The IRS wants to know where money came from. If you have a US-based rental property (passive income) and a freelance writing business (earned income), keep those finances in separate accounts if possible. It makes filing much cleaner.

3. Understand the “Accumulation” Risk.

Many nomads open bank accounts in places like Singapore, Hong Kong, or Europe. If you have foreign bank accounts with an aggregate balance over $10,000 at any point during the year, you must file an FBAR (FinCEN Form 114) . Failure to file this carries heavy penalties. Do not skip this.

4. Hire a cross-border specialist.

This is not the time to use Uncle Bob the local accountant. You need a CPA or Enrolled Agent who specifically understands expat taxation and digital nomad lifestyles. They know how to maximize your exclusions and keep you compliant.

Why This Matters Right Now

We are seeing a huge wave of digital nomadism becoming permanent. Countries are rolling out specific “Digital Nomad Visas” (like Spain, Portugal, Croatia, and Greece). These visas often require you to prove you are compliant with tax laws.

Additionally, the IRS is getting better at international data sharing. Banks are reporting foreign accounts more than ever. Staying “off the grid” is getting harder. Getting compliant now protects your ability to travel freely, apply for visas, and eventually return home without a massive tax bill waiting for you.

Frequently Asked Questions

Do I have to pay taxes if I never set foot in the US during the year?

Yes.

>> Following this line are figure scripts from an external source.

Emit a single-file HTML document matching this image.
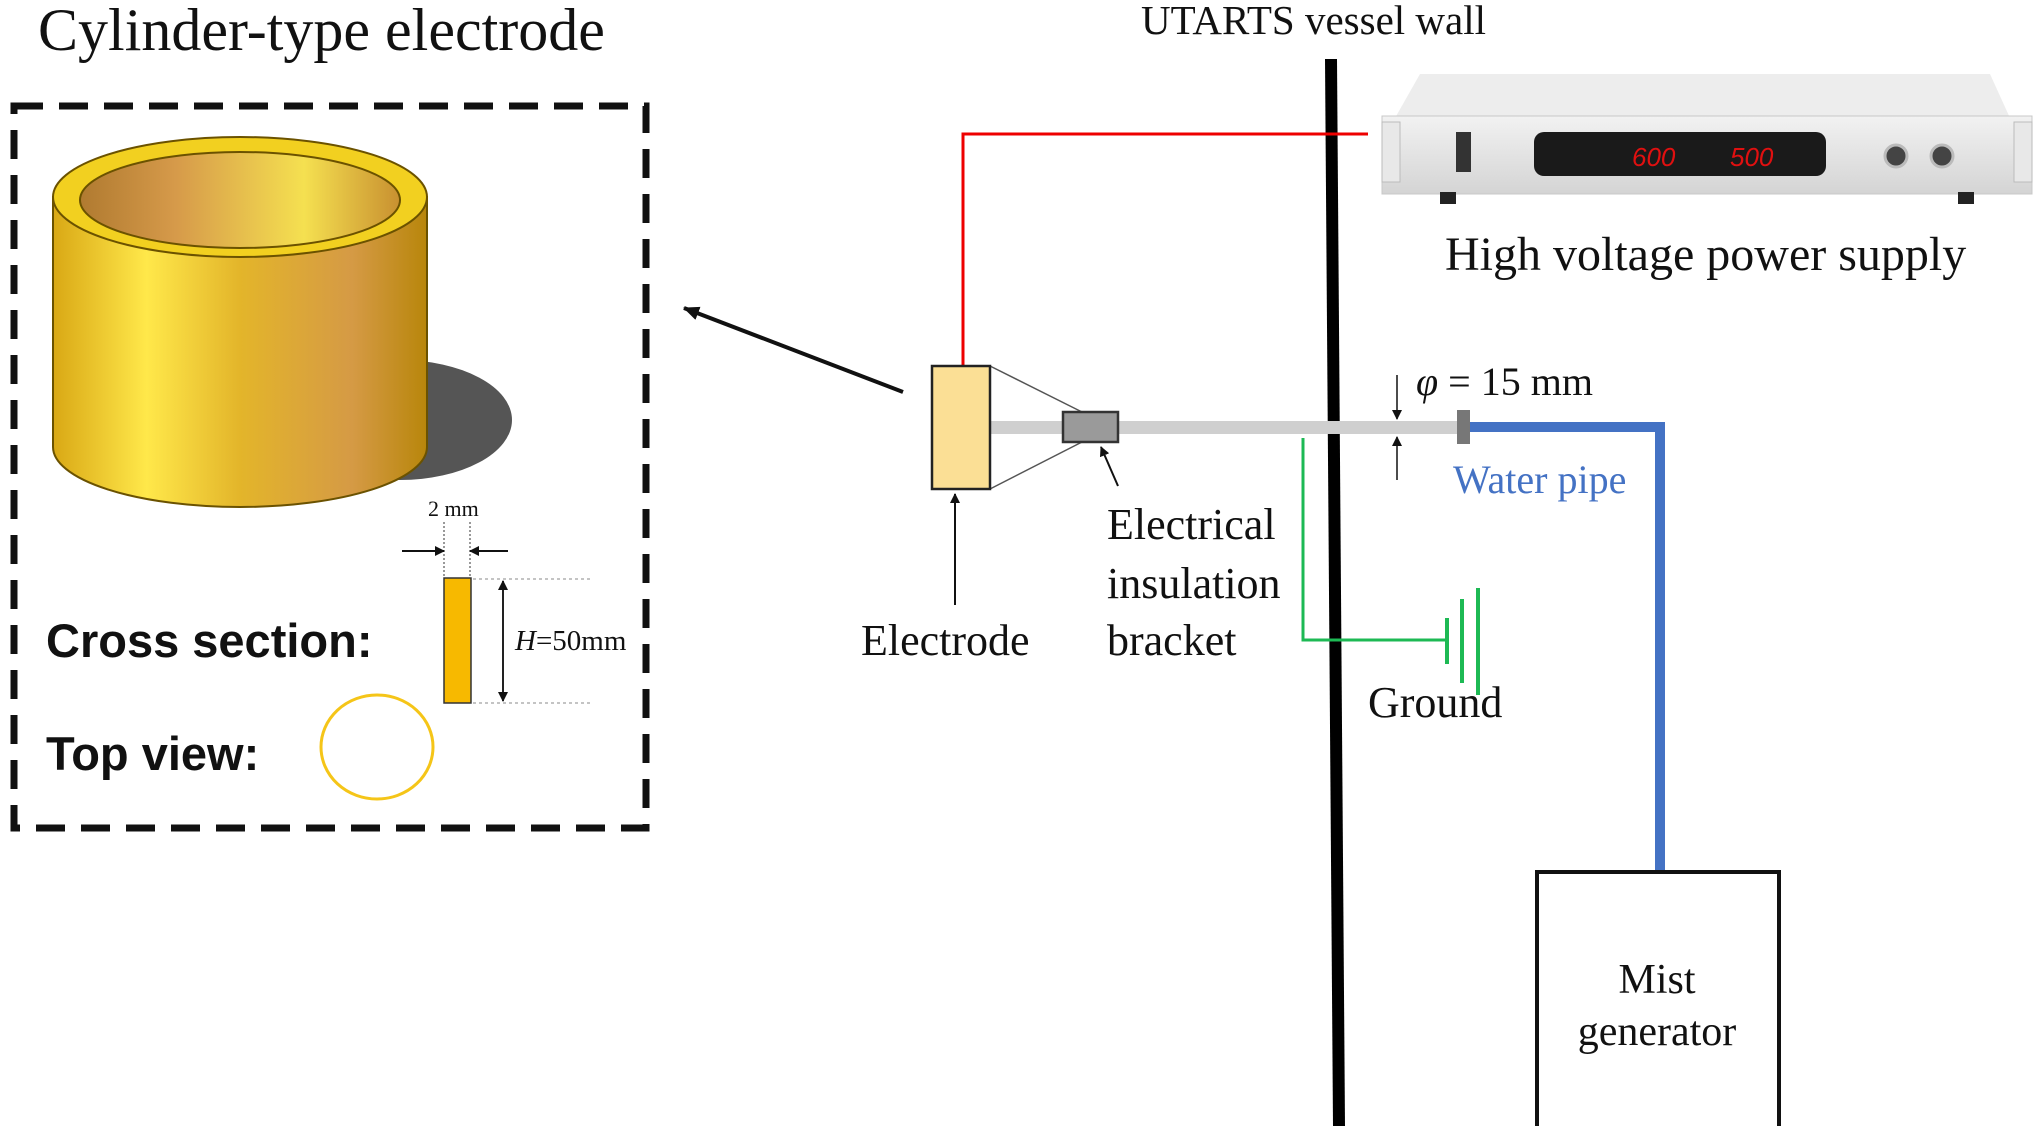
<!DOCTYPE html>
<html><head><meta charset="utf-8"><style>
html,body{margin:0;padding:0;background:#fff;}
svg{display:block;}
text{font-family:"Liberation Serif",serif;fill:#111;}
</style></head><body>
<svg width="2038" height="1126" viewBox="0 0 2038 1126" xmlns="http://www.w3.org/2000/svg">
<defs>
<linearGradient id="body" x1="0" x2="1" y1="0" y2="0">
<stop offset="0" stop-color="#d9a815"/><stop offset="0.25" stop-color="#ffe84a"/><stop offset="0.5" stop-color="#e3b52a"/><stop offset="0.8" stop-color="#d59a45"/><stop offset="1" stop-color="#b8860b"/>
</linearGradient>
<linearGradient id="inner" x1="0" x2="1" y1="0" y2="0">
<stop offset="0" stop-color="#b07a30"/><stop offset="0.3" stop-color="#d69a4a"/><stop offset="0.7" stop-color="#f5e050"/><stop offset="1" stop-color="#c89030"/>
</linearGradient>
<linearGradient id="ps" x1="0" x2="0" y1="0" y2="1">
<stop offset="0" stop-color="#f2f2f2"/><stop offset="1" stop-color="#d4d4d4"/>
</linearGradient>
<marker id="ah" markerWidth="10" markerHeight="10" refX="9" refY="5" orient="auto" markerUnits="userSpaceOnUse"><path d="M0,0 L10,5 L0,10 z" fill="#111"/></marker>
<marker id="ah2" markerWidth="16" markerHeight="14" refX="15" refY="7" orient="auto" markerUnits="userSpaceOnUse"><path d="M0,0 L16,7 L0,14 z" fill="#111"/></marker>
</defs>

<text x="38" y="50" font-size="60">Cylinder-type electrode</text>
<rect x="14" y="106" width="632" height="722" fill="none" stroke="#111" stroke-width="7" stroke-dasharray="29,16"/>

<!-- cylinder -->
<ellipse cx="400" cy="420" rx="112" ry="60" fill="#555"/>
<path d="M53,197 L53,447 A187,60 0 0 0 427,447 L427,197 Z" fill="url(#body)" stroke="#6b5200" stroke-width="2"/>
<ellipse cx="240" cy="197" rx="187" ry="60" fill="#f2d020" stroke="#6b5200" stroke-width="2"/>
<ellipse cx="240" cy="200" rx="160" ry="48" fill="url(#inner)" stroke="#6b5200" stroke-width="2"/>

<!-- cross section -->
<text x="428" y="516" font-size="22">2 mm</text>
<line x1="444" y1="522" x2="444" y2="576" stroke="#333" stroke-dasharray="2,2"/>
<line x1="470" y1="522" x2="470" y2="576" stroke="#333" stroke-dasharray="2,2"/>
<line x1="402" y1="551" x2="444" y2="551" stroke="#111" stroke-width="2" marker-end="url(#ah)"/>
<line x1="508" y1="551" x2="470" y2="551" stroke="#111" stroke-width="2" marker-end="url(#ah)"/>
<rect x="444" y="578" width="27" height="125" fill="#f7b900" stroke="#333" stroke-width="1.5"/>
<line x1="473" y1="579" x2="592" y2="579" stroke="#888" stroke-dasharray="3,3"/>
<line x1="473" y1="703" x2="592" y2="703" stroke="#888" stroke-dasharray="3,3"/>
<line x1="503" y1="640" x2="503" y2="581" stroke="#222" stroke-width="2" marker-end="url(#ah)"/>
<line x1="503" y1="640" x2="503" y2="701" stroke="#222" stroke-width="2" marker-end="url(#ah)"/>
<text x="515" y="650" font-size="29" fill="#333"><tspan font-style="italic">H</tspan>=50mm</text>
<text x="46" y="657" font-size="47" font-weight="bold" style="font-family:'Liberation Sans',sans-serif" fill="#333">Cross section:</text>
<text x="46" y="770" font-size="47" font-weight="bold" style="font-family:'Liberation Sans',sans-serif" fill="#333">Top view:</text>
<ellipse cx="377" cy="747" rx="56" ry="52" fill="none" stroke="#f5c518" stroke-width="3"/>

<!-- pointer arrow -->
<line x1="903" y1="392" x2="684" y2="308" stroke="#111" stroke-width="4" marker-end="url(#ah2)"/>

<!-- wall -->
<text x="1141" y="34" font-size="41">UTARTS vessel wall</text>
<line x1="1331" y1="59" x2="1339" y2="1126" stroke="#000" stroke-width="12"/>

<!-- power supply -->
<polygon points="1420,74 1990,74 2010,118 1395,118" fill="#ededed"/>
<rect x="1382" y="116" width="650" height="78" fill="url(#ps)" stroke="#c8c8c8"/>
<rect x="1382" y="122" width="18" height="60" fill="#e8e8e8" stroke="#bbb"/>
<rect x="2014" y="122" width="18" height="60" fill="#e8e8e8" stroke="#bbb"/>
<rect x="1456" y="132" width="15" height="40" fill="#333"/>
<circle cx="1545" cy="158" r="6" fill="#d22"/>
<rect x="1534" y="132" width="292" height="44" rx="10" fill="#1a1a1a"/>
<text x="1632" y="166" font-size="26" style="font-family:'Liberation Sans',sans-serif;fill:#e01010" font-style="italic">600</text>
<text x="1730" y="166" font-size="26" style="font-family:'Liberation Sans',sans-serif;fill:#e01010" font-style="italic">500</text>
<circle cx="1896" cy="156" r="11" fill="#444" stroke="#bbb" stroke-width="3"/>
<circle cx="1942" cy="156" r="11" fill="#444" stroke="#bbb" stroke-width="3"/>
<rect x="1440" y="192" width="16" height="12" fill="#222"/>
<rect x="1958" y="192" width="16" height="12" fill="#222"/>
<text x="1445" y="270" font-size="48">High voltage power supply</text>

<!-- red wire -->
<polyline points="963,366 963,134 1368,134" fill="none" stroke="#e00" stroke-width="3"/>

<!-- rod -->
<rect x="990" y="421" width="470" height="13" fill="#cfcfcf"/>
<line x1="990" y1="366" x2="1082" y2="412" stroke="#555" stroke-width="1.5"/>
<line x1="990" y1="489" x2="1082" y2="442" stroke="#555" stroke-width="1.5"/>
<rect x="932" y="366" width="58" height="123" fill="#fbdf95" stroke="#222" stroke-width="2.5"/>
<rect x="1063" y="412" width="55" height="30" fill="#9a9a9a" stroke="#333" stroke-width="2.5"/>
<line x1="1118" y1="486" x2="1101" y2="447" stroke="#111" stroke-width="2" marker-end="url(#ah)"/>
<line x1="955" y1="605" x2="955" y2="494" stroke="#111" stroke-width="2" marker-end="url(#ah)"/>
<text x="861" y="655" font-size="44">Electrode</text>
<text x="1107" y="539" font-size="44">Electrical</text>
<text x="1107" y="598" font-size="44">insulation</text>
<text x="1107" y="655" font-size="44">bracket</text>

<!-- ground -->
<polyline points="1303,438 1303,640 1447,640" fill="none" stroke="#1db954" stroke-width="3"/>
<line x1="1447" y1="618" x2="1447" y2="664" stroke="#1db954" stroke-width="4"/>
<line x1="1462" y1="599" x2="1462" y2="683" stroke="#1db954" stroke-width="4"/>
<line x1="1478" y1="588" x2="1478" y2="695" stroke="#1db954" stroke-width="4"/>
<text x="1368" y="717" font-size="44">Ground</text>

<!-- phi -->
<text x="1416" y="395" font-size="40"><tspan font-style="italic">φ</tspan> = 15 mm</text>
<line x1="1397" y1="375" x2="1397" y2="419" stroke="#111" stroke-width="1.5" marker-end="url(#ah)"/>
<line x1="1397" y1="480" x2="1397" y2="437" stroke="#111" stroke-width="1.5" marker-end="url(#ah)"/>
<rect x="1457" y="410" width="13" height="34" fill="#777"/>

<!-- pipe -->
<polyline points="1470,427 1660,427 1660,870" fill="none" stroke="#4472c4" stroke-width="10"/>
<text x="1453" y="493" font-size="40" style="fill:#4472c4">Water pipe</text>

<!-- mist -->
<rect x="1537" y="872" width="242" height="262" fill="#fff" stroke="#111" stroke-width="4"/>
<text x="1657" y="993" font-size="42" text-anchor="middle">Mist</text>
<text x="1657" y="1045" font-size="42" text-anchor="middle">generator</text>
</svg>
</body></html>
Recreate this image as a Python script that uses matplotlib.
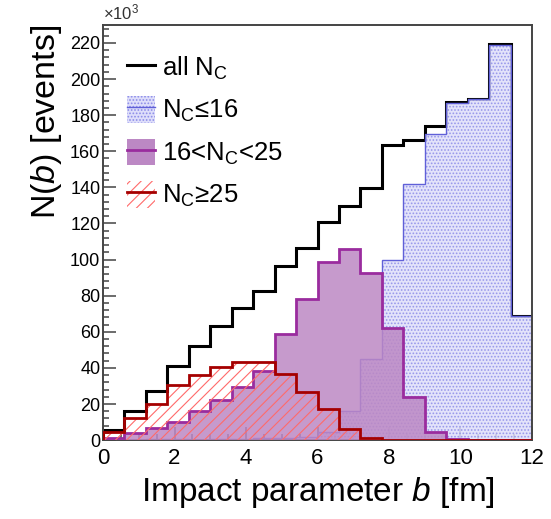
import numpy as np
import matplotlib
matplotlib.use("Agg")
import matplotlib.pyplot as plt
from matplotlib.patches import Patch
from matplotlib.lines import Line2D
from matplotlib.ticker import MultipleLocator

matplotlib.rcParams.update({
    'font.family': ['Liberation Sans', 'DejaVu Sans'],
    'mathtext.fontset': 'custom',
    'mathtext.rm': 'Liberation Sans',
    'mathtext.it': 'Liberation Sans:italic',
    'hatch.linewidth': 0.8,
})

# impact parameter bins [fm], 0.6 fm wide
b_edges = np.linspace(0, 12, 21)

# counts in units of 10^3 events
all_nc = [5.6, 16.3, 27.2, 41.3, 52.4, 63.0, 73.1, 82.8, 96.3, 106.5,
          120.7, 129.6, 139.4, 163.3, 166.1, 174.0, 187.4, 189.0, 219.4, 68.9]
nc_le16 = [0.1, 0.2, 0.5, 0.5, 0.1, 0.4, 0.7, 1.4, 0.9, 1.9,
           4.3, 16.1, 44.8, 100.0, 141.7, 169.4, 187.0, 189.0, 219.0, 68.9]
nc_16_25 = [0.9, 3.7, 6.7, 10.2, 16.1, 22.2, 29.3, 38.3, 58.7, 78.1,
            98.5, 106.1, 92.6, 62.0, 24.0, 4.3, 0.5, 0, 0, 0]
nc_ge25 = [4.6, 12.4, 20.0, 30.6, 36.3, 40.4, 43.1, 43.1, 36.7, 26.5,
           17.2, 6.3, 0.9, 0, 0, 0, 0, 0, 0, 0]

labels = [r'all N$_{\rm C}$', r'N$_{\rm C}$≤16', r'16<N$_{\rm C}$<25', r'N$_{\rm C}$≥25']

blue_face = '#dedefa'
blue_hatch = '#8c8ce8'
blue_line = '#6060d8'
purple_face = '#bc88c4'
purple_line = '#9a2c9e'
red_hatch = '#ff6a6a'
red_line = '#a50000'

fig = plt.figure(figsize=(5.51, 5.19), dpi=100)
ax = fig.add_axes([0.187, 0.152, 0.7785, 0.8])

# black total first, fills go over it like in the original
ax.stairs(all_nc, b_edges, color='black', lw=2.2, zorder=1)

ax.stairs(nc_le16, b_edges, fill=True, facecolor=blue_face, edgecolor=blue_hatch,
          hatch='.....', lw=0, alpha=0.85, zorder=2)
ax.stairs(nc_le16, b_edges, color=blue_line, lw=1.0, zorder=2.5)

ax.stairs(nc_16_25, b_edges, fill=True, facecolor=purple_face, edgecolor=purple_face,
          lw=0, alpha=0.85, zorder=3)
ax.stairs(nc_16_25, b_edges, color=purple_line, lw=2.0, zorder=3.5)

ax.stairs(nc_ge25, b_edges, fill=True, facecolor='none', edgecolor=red_hatch,
          hatch='///', lw=0, zorder=4)
ax.stairs(nc_ge25, b_edges, color=red_line, lw=2.0, zorder=4.5)

ax.set_xlim(0, 12)
ax.set_ylim(0, 230)

ax.xaxis.set_major_locator(MultipleLocator(2))
ax.xaxis.set_minor_locator(MultipleLocator(0.5))
ax.yaxis.set_major_locator(MultipleLocator(20))
ax.yaxis.set_minor_locator(MultipleLocator(4))
ax.tick_params(which='both', direction='in', top=False, right=False, color='#444444', width=1.1)
ax.tick_params(which='major', length=9.5)
ax.tick_params(which='minor', length=4.5)
ax.tick_params(axis='x', labelsize=16, pad=6)
ax.tick_params(axis='y', labelsize=13, pad=2)
for s in ax.spines.values():
    s.set_color('#444444')
    s.set_linewidth(1.4)

ax.set_xlabel(r'Impact parameter $b$ [fm]', fontsize=24, labelpad=4)
ax.set_ylabel(r'N($b$) [events]', fontsize=24.5, loc='top', labelpad=4)
ax.text(0.0, 1.005, r'$\times$10$^{3}$', transform=ax.transAxes, fontsize=12,
        ha='left', va='bottom', color='#333333')

handles = [
    Line2D([], [], color='black', lw=2.2),
    (Patch(facecolor=blue_face, edgecolor=blue_hatch, hatch='.....', lw=0),
     Line2D([], [], color=blue_line, lw=1.0)),
    (Patch(facecolor=purple_face, lw=0),
     Line2D([], [], color=purple_line, lw=2.0)),
    (Patch(facecolor='none', edgecolor=red_hatch, hatch='///', lw=0),
     Line2D([], [], color=red_line, lw=2.0)),
]
ax.legend(handles, labels, loc='upper left', bbox_to_anchor=(0.056, 0.93),
          frameon=False, fontsize=18.5, handlelength=1.09, handleheight=1.2,
          handletextpad=0.26, labelspacing=0.56, borderpad=0, borderaxespad=0)

fig.savefig('out.png', dpi=100)
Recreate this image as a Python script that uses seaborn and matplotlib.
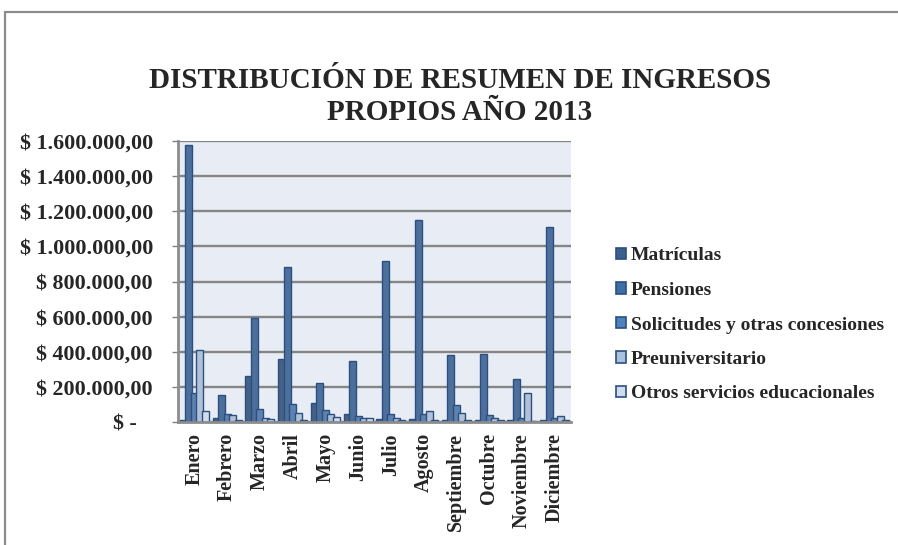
import matplotlib
matplotlib.use("Agg")
import matplotlib.pyplot as plt
from matplotlib.patches import Patch
from matplotlib.ticker import FuncFormatter, MultipleLocator
from matplotlib.lines import Line2D
import seaborn as sns
import pandas as pd

# Monthly own-income summary, 2013 (pesos)
meses = ["Enero", "Febrero", "Marzo", "Abril", "Mayo", "Junio", "Julio",
         "Agosto", "Septiembre", "Octubre", "Noviembre", "Diciembre"]
series = ["Matrículas", "Pensiones", "Solicitudes y otras concesiones",
          "Preuniversitario", "Otros servicios educacionales"]

matriculas = [10000, 25000, 260000, 360000, 110000, 45000, 15000, 15000, 10000, 10000, 10000, 10000]
pensiones = [1580000, 155000, 590000, 880000, 220000, 345000, 915000, 1150000, 380000, 390000, 245000, 1110000]
solicitudes = [165000, 45000, 75000, 105000, 70000, 35000, 45000, 45000, 95000, 40000, 25000, 20000]
preuniversitario = [410000, 40000, 25000, 50000, 45000, 25000, 25000, 60000, 50000, 25000, 165000, 35000]
otros = [65000, 10000, 15000, 10000, 30000, 20000, 10000, 10000, 10000, 10000, 5000, 10000]

colores = ["#3b5f8f", "#3f6ea8", "#4f81bd", "#a9c0df", "#cfdcee"]
borde = "#2b4f80"

valores = [matriculas, pensiones, solicitudes, preuniversitario, otros]
df = pd.DataFrame({
    "Mes": [m for _ in series for m in meses],
    "Serie": [s for s in series for _ in meses],
    "Monto": [v for serie in valores for v in serie],
})

sns.set_theme(style="white")
plt.rcParams["font.family"] = ["Liberation Serif", "DejaVu Serif"]
plt.rcParams["font.weight"] = "bold"

fig = plt.figure(figsize=(8.98, 5.45), dpi=100)
ax = fig.add_axes([178 / 898, 1 - 422 / 545, (571 - 178) / 898, (422 - 141) / 545])

sns.barplot(data=df, x="Mes", y="Monto", hue="Serie", order=meses,
            hue_order=series, palette=colores, width=0.84,
            edgecolor=borde, linewidth=1.0, legend=False, ax=ax)

# widen each column a little around its centre so neighbours touch
for bar in ax.patches:
    w = bar.get_width()
    bar.set_x(bar.get_x() - 0.15 * w)
    bar.set_width(1.3 * w)

ax.set_facecolor("#e7ecf5")
ax.set_ylim(0, 1600000)
ax.set_xlim(-0.5, len(meses) - 0.5)
ax.yaxis.set_major_locator(MultipleLocator(200000))
ax.grid(axis="y", color="#858585", linewidth=1.7)
ax.set_axisbelow(True)


def pesos(v, _pos):
    if v == 0:
        return "$ -   "
    s = f"{v:,.2f}".replace(",", "X").replace(".", ",").replace("X", ".")
    return f"$ {s}"


ax.yaxis.set_major_formatter(FuncFormatter(pesos))
ax.set_xlabel("")
ax.set_ylabel("")
ax.tick_params(axis="y", which="major", length=4, width=1, color="#808080",
               labelsize=15.8, pad=14, left=True)
ax.tick_params(axis="x", length=0, labelsize=14.5, pad=8)
for lbl in ax.get_xticklabels():
    lbl.set_rotation(90)
    lbl.set_fontweight("bold")
for lbl in ax.get_yticklabels():
    lbl.set_fontweight("bold")

for side in ["top", "right"]:
    ax.spines[side].set_visible(False)
ax.spines["left"].set_color("#8c8c8c")
ax.spines["left"].set_linewidth(2)
ax.spines["bottom"].set_color("#8c8c8c")
ax.spines["bottom"].set_linewidth(2)

fig.text(0.512, 1 - 80 / 545, "DISTRIBUCIÓN DE RESUMEN DE INGRESOS",
         ha="center", va="center", fontsize=21, fontweight="bold")
fig.text(0.512, 1 - 113 / 545, "PROPIOS AÑO 2013",
         ha="center", va="center", fontsize=21, fontweight="bold")

handles = [Patch(facecolor=c, edgecolor=borde, linewidth=1.2) for c in colores]
fig.legend(handles, series, loc="center left",
           bbox_to_anchor=(598 / 898, 1 - 325 / 545), frameon=False,
           prop={"size": 14, "weight": "bold"}, handlelength=0.55,
           handleheight=0.55, handletextpad=0.25, labelspacing=0.9)

# outer chart frame
fig.add_artist(Line2D([5 / 898, 5 / 898], [0, 1 - 12 / 545],
                      transform=fig.transFigure, color="#8c8c8c", linewidth=1.6))
fig.add_artist(Line2D([5 / 898, 1], [1 - 12 / 545, 1 - 12 / 545],
                      transform=fig.transFigure, color="#8c8c8c", linewidth=1.6))

fig.savefig("out.png", dpi=100, facecolor="white")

US citizens must file a tax return reporting their worldwide income regardless of where they physically are.

I only make $40,000 a year. Do I still need to file?

Probably. Even if you owe nothing because of the standard deduction or FEIE, you often need to file a return to claim those exclusions. Plus, you need to file to keep the IRS from assuming you just disappeared.

What if I just… don’t tell them?

I don’t recommend this. The IRS has statutes of limitation that eventually run out if you file. If you don’t file, there is no statute of limitations. They can come after you in 10 or 20 years. The penalties for not filing FBARs can wipe out your savings.

Do I pay taxes to the country I am living in?

It depends on the local laws and your visa status. If you overstay a tourist visa and work “under the table,” you are likely not paying local taxes, but you are breaking local immigration law. If you are on a proper visa, you may have to pay local taxes, which you then claim as a credit on your US return.

The Bottom Line

Yes, you have to pay US taxes. But for most digital nomads earning a standard freelancer income, the FEIE covers a huge portion of their earnings. The key is filing correctly and on time.

Taxes are just the administrative side of freedom. Once you have a system in place, it stops being scary and just becomes another quarterly task, like invoicing a client or updating your website.

Now, I am curious: For those of you already living the nomad life, was tax compliance harder or easier than you expected when you first started?